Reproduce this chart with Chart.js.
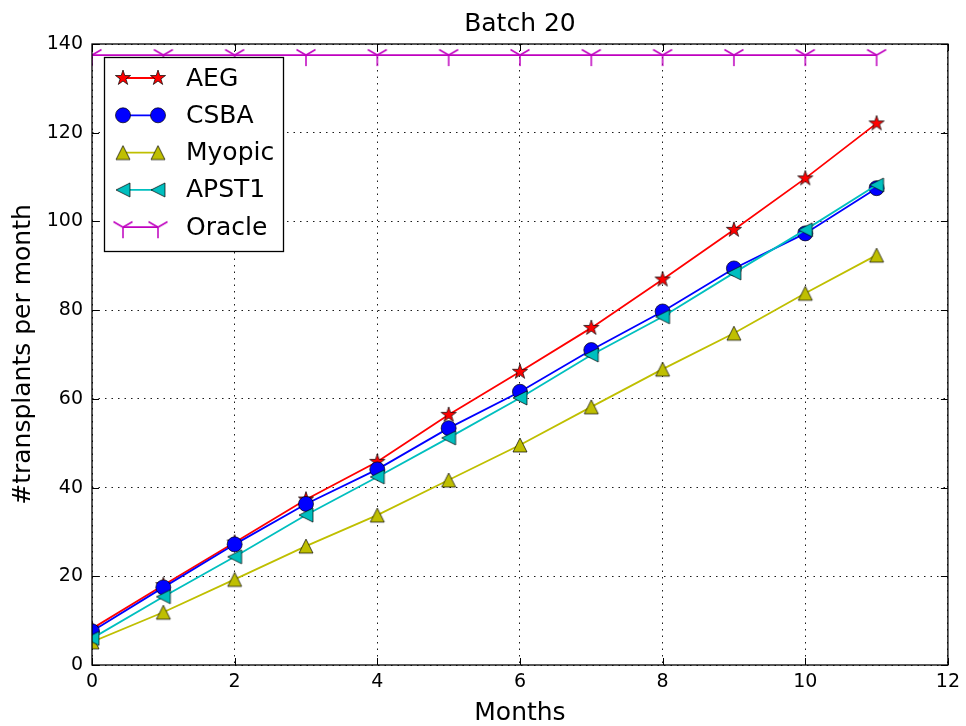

* * *

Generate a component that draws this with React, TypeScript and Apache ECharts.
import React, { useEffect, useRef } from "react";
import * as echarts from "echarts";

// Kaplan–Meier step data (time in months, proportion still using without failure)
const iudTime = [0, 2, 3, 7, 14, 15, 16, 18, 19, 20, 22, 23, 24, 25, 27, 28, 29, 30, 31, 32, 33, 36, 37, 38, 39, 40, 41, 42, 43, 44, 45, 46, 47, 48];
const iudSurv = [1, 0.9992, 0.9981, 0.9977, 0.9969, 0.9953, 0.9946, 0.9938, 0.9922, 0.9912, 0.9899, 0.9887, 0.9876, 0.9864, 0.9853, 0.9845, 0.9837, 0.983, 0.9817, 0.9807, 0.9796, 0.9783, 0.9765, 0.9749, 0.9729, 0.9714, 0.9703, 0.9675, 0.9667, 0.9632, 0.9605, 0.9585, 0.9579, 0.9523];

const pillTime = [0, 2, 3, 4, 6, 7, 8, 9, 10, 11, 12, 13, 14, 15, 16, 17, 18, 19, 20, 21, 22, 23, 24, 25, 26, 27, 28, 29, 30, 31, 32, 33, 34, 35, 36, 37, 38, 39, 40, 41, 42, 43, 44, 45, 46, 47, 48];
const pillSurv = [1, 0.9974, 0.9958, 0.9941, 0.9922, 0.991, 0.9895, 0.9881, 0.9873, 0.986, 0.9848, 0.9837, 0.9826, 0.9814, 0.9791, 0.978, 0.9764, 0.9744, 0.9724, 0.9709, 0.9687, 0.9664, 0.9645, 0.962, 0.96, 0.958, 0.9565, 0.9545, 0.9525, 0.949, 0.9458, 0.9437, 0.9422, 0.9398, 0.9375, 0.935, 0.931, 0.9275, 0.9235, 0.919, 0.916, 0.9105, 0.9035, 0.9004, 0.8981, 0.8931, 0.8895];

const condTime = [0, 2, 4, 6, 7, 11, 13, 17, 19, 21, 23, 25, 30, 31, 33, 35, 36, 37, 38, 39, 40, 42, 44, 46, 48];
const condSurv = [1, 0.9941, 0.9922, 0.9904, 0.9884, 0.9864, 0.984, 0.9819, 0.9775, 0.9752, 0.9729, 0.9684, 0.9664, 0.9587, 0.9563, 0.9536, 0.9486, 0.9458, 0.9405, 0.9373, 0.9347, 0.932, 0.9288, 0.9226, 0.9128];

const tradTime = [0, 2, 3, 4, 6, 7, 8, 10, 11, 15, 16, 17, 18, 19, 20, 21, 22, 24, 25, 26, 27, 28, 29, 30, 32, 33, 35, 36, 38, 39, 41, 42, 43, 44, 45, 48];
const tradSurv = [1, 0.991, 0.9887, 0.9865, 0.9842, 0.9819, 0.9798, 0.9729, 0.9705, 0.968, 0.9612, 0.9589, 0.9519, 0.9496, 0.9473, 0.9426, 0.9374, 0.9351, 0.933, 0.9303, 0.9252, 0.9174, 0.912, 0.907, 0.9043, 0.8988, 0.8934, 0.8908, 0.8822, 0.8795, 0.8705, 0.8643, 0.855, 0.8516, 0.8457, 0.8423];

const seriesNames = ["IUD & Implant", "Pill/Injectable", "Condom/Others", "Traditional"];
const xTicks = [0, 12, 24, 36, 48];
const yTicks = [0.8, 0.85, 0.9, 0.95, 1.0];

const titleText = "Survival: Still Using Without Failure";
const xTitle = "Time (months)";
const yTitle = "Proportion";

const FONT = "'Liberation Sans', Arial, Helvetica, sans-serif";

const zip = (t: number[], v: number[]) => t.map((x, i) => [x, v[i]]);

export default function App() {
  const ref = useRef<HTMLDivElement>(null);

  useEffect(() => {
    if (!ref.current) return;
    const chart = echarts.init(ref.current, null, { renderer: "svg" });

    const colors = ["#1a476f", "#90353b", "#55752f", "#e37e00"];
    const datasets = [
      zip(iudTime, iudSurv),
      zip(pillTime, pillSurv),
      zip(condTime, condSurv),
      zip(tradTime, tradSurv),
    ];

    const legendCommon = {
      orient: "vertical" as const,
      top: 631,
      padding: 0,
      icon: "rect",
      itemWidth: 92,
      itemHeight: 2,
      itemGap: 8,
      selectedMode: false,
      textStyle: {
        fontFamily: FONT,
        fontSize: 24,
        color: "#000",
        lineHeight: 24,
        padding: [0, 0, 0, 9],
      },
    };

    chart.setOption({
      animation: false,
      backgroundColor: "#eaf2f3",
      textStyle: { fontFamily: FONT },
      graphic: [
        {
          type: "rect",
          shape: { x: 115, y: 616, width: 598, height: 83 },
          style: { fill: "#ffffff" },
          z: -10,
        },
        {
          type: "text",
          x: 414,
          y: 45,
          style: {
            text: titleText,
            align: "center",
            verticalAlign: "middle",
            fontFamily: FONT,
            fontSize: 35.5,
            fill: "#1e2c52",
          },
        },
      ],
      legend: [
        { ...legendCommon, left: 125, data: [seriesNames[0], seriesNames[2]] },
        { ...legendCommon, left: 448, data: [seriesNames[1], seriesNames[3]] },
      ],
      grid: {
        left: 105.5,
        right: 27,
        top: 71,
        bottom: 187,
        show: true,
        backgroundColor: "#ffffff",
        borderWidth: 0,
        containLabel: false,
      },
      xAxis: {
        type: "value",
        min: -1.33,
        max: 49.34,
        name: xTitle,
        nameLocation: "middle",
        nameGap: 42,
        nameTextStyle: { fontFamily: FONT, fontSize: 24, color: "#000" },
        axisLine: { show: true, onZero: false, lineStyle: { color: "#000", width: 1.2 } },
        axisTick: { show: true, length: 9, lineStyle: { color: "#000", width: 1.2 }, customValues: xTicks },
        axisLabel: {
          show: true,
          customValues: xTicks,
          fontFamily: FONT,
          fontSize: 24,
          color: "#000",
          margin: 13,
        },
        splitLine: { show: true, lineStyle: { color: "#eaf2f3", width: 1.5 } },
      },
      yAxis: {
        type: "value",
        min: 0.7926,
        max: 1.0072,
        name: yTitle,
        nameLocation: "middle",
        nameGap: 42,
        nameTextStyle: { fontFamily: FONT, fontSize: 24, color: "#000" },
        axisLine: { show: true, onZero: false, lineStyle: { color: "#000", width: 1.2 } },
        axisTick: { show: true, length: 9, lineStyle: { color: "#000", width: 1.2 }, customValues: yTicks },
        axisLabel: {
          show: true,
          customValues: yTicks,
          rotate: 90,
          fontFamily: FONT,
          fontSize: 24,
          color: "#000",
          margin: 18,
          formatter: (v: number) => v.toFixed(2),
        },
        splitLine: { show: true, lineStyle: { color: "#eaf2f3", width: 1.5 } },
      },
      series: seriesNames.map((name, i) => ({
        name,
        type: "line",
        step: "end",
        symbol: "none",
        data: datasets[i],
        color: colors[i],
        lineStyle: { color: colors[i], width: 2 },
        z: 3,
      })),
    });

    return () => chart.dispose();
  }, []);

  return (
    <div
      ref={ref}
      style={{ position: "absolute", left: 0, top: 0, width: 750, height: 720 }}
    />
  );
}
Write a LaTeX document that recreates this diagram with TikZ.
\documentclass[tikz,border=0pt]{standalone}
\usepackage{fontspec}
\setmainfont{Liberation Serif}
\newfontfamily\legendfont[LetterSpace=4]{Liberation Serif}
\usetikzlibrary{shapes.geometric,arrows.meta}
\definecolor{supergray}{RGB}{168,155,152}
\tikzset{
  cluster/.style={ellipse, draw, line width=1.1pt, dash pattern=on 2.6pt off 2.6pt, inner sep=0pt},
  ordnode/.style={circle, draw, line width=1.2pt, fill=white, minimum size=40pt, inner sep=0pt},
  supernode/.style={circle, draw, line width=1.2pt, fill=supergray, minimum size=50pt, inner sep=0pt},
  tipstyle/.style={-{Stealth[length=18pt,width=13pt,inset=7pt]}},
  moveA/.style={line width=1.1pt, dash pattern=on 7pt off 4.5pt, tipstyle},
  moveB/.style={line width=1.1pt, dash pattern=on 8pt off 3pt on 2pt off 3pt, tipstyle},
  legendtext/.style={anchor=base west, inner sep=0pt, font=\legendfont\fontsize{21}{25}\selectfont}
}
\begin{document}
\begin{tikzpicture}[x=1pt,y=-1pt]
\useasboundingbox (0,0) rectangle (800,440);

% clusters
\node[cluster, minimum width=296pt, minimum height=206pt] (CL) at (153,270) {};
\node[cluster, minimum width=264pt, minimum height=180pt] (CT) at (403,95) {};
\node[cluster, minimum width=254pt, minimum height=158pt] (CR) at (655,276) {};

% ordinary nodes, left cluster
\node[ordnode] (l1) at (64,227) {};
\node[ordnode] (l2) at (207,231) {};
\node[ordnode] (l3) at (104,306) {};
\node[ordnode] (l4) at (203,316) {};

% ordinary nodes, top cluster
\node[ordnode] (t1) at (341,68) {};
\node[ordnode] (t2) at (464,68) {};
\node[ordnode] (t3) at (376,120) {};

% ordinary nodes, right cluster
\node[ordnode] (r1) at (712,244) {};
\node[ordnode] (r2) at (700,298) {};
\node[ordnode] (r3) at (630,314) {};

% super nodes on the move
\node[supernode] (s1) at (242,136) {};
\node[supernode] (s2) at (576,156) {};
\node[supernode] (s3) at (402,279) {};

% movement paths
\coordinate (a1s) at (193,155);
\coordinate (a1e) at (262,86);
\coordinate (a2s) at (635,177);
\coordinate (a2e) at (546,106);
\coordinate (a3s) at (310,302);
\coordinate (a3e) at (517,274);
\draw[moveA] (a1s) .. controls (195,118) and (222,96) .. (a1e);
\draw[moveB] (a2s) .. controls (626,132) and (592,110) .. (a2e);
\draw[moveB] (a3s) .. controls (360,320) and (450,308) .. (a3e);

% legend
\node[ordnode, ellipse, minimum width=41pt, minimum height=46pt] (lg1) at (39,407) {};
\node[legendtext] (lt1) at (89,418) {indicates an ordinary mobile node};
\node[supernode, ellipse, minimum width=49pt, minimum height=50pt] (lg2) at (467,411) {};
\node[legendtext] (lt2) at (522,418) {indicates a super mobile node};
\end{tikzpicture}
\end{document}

WRITTEN EXERCISE: Show all lines from the records above where the word "that" occurs.

REPLY TO THE EXERCISE:
Generate a component that draws this with React, TypeScript and Apache ECharts.
Write a LaTeX document that recreates this diagram with TikZ.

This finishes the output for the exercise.